§ **Information shown**:
* * * *

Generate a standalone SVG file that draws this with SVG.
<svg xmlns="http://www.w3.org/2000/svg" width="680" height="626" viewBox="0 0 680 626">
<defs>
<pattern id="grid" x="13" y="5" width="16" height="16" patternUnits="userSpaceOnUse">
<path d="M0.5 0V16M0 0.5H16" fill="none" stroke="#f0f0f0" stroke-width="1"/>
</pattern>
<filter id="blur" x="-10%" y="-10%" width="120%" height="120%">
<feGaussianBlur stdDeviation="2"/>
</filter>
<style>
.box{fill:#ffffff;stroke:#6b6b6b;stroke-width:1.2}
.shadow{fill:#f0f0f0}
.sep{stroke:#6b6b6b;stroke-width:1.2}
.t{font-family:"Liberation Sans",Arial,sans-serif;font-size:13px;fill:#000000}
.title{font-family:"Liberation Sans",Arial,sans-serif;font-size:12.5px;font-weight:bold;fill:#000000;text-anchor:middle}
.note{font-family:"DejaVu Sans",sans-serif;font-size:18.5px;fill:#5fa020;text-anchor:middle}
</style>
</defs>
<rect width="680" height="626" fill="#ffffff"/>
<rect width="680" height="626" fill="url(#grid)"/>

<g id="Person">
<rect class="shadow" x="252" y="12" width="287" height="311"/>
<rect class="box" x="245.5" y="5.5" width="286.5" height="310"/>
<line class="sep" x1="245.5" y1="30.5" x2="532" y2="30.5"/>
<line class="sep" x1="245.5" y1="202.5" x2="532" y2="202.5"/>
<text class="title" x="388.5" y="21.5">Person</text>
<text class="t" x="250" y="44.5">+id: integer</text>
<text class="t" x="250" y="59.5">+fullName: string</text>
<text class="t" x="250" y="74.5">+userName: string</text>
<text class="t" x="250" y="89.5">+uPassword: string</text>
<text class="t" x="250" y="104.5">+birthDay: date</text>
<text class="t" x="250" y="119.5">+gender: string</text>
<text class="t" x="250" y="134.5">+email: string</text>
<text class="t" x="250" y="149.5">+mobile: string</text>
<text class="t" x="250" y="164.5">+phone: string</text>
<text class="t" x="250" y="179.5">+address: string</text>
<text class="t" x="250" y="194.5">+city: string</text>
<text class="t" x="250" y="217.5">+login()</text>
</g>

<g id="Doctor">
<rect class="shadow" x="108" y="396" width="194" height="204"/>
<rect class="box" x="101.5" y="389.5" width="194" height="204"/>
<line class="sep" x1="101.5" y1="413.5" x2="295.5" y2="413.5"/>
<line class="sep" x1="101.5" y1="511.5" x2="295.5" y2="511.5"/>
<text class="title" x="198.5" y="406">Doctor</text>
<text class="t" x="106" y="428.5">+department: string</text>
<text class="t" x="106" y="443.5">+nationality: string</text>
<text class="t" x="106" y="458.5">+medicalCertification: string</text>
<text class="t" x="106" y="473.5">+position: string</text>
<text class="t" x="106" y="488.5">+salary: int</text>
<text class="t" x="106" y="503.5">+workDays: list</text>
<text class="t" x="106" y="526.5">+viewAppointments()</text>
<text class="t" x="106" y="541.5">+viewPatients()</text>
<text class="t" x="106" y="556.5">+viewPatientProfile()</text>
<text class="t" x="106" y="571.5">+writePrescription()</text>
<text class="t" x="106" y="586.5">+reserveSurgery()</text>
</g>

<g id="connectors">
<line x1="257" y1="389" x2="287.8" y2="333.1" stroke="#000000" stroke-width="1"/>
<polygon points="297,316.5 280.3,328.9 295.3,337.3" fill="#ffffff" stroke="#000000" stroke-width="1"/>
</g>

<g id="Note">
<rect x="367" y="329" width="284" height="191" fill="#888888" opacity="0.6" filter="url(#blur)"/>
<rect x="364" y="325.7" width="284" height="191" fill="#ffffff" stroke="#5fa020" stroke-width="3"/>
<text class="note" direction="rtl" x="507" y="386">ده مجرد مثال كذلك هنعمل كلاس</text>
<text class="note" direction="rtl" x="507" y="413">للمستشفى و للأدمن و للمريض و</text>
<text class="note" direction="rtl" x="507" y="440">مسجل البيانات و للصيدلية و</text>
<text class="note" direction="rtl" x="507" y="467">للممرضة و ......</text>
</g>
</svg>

* * * *

§ **Given request**: Output the data above exactly, please, line for line.

§ **Right answer**:
Generate a standalone SVG file that draws this with SVG.
<svg xmlns="http://www.w3.org/2000/svg" width="680" height="626" viewBox="0 0 680 626">
<defs>
<pattern id="grid" x="13" y="5" width="16" height="16" patternUnits="userSpaceOnUse">
<path d="M0.5 0V16M0 0.5H16" fill="none" stroke="#f0f0f0" stroke-width="1"/>
</pattern>
<filter id="blur" x="-10%" y="-10%" width="120%" height="120%">
<feGaussianBlur stdDeviation="2"/>
</filter>
<style>
.box{fill:#ffffff;stroke:#6b6b6b;stroke-width:1.2}
.shadow{fill:#f0f0f0}
.sep{stroke:#6b6b6b;stroke-width:1.2}
.t{font-family:"Liberation Sans",Arial,sans-serif;font-size:13px;fill:#000000}
.title{font-family:"Liberation Sans",Arial,sans-serif;font-size:12.5px;font-weight:bold;fill:#000000;text-anchor:middle}
.note{font-family:"DejaVu Sans",sans-serif;font-size:18.5px;fill:#5fa020;text-anchor:middle}
</style>
</defs>
<rect width="680" height="626" fill="#ffffff"/>
<rect width="680" height="626" fill="url(#grid)"/>

<g id="Person">
<rect class="shadow" x="252" y="12" width="287" height="311"/>
<rect class="box" x="245.5" y="5.5" width="286.5" height="310"/>
<line class="sep" x1="245.5" y1="30.5" x2="532" y2="30.5"/>
<line class="sep" x1="245.5" y1="202.5" x2="532" y2="202.5"/>
<text class="title" x="388.5" y="21.5">Person</text>
<text class="t" x="250" y="44.5">+id: integer</text>
<text class="t" x="250" y="59.5">+fullName: string</text>
<text class="t" x="250" y="74.5">+userName: string</text>
<text class="t" x="250" y="89.5">+uPassword: string</text>
<text class="t" x="250" y="104.5">+birthDay: date</text>
<text class="t" x="250" y="119.5">+gender: string</text>
<text class="t" x="250" y="134.5">+email: string</text>
<text class="t" x="250" y="149.5">+mobile: string</text>
<text class="t" x="250" y="164.5">+phone: string</text>
<text class="t" x="250" y="179.5">+address: string</text>
<text class="t" x="250" y="194.5">+city: string</text>
<text class="t" x="250" y="217.5">+login()</text>
</g>

<g id="Doctor">
<rect class="shadow" x="108" y="396" width="194" height="204"/>
<rect class="box" x="101.5" y="389.5" width="194" height="204"/>
<line class="sep" x1="101.5" y1="413.5" x2="295.5" y2="413.5"/>
<line class="sep" x1="101.5" y1="511.5" x2="295.5" y2="511.5"/>
<text class="title" x="198.5" y="406">Doctor</text>
<text class="t" x="106" y="428.5">+department: string</text>
<text class="t" x="106" y="443.5">+nationality: string</text>
<text class="t" x="106" y="458.5">+medicalCertification: string</text>
<text class="t" x="106" y="473.5">+position: string</text>
<text class="t" x="106" y="488.5">+salary: int</text>
<text class="t" x="106" y="503.5">+workDays: list</text>
<text class="t" x="106" y="526.5">+viewAppointments()</text>
<text class="t" x="106" y="541.5">+viewPatients()</text>
<text class="t" x="106" y="556.5">+viewPatientProfile()</text>
<text class="t" x="106" y="571.5">+writePrescription()</text>
<text class="t" x="106" y="586.5">+reserveSurgery()</text>
</g>

<g id="connectors">
<line x1="257" y1="389" x2="287.8" y2="333.1" stroke="#000000" stroke-width="1"/>
<polygon points="297,316.5 280.3,328.9 295.3,337.3" fill="#ffffff" stroke="#000000" stroke-width="1"/>
</g>

<g id="Note">
<rect x="367" y="329" width="284" height="191" fill="#888888" opacity="0.6" filter="url(#blur)"/>
<rect x="364" y="325.7" width="284" height="191" fill="#ffffff" stroke="#5fa020" stroke-width="3"/>
<text class="note" direction="rtl" x="507" y="386">ده مجرد مثال كذلك هنعمل كلاس</text>
<text class="note" direction="rtl" x="507" y="413">للمستشفى و للأدمن و للمريض و</text>
<text class="note" direction="rtl" x="507" y="440">مسجل البيانات و للصيدلية و</text>
<text class="note" direction="rtl" x="507" y="467">للممرضة و ......</text>
</g>
</svg>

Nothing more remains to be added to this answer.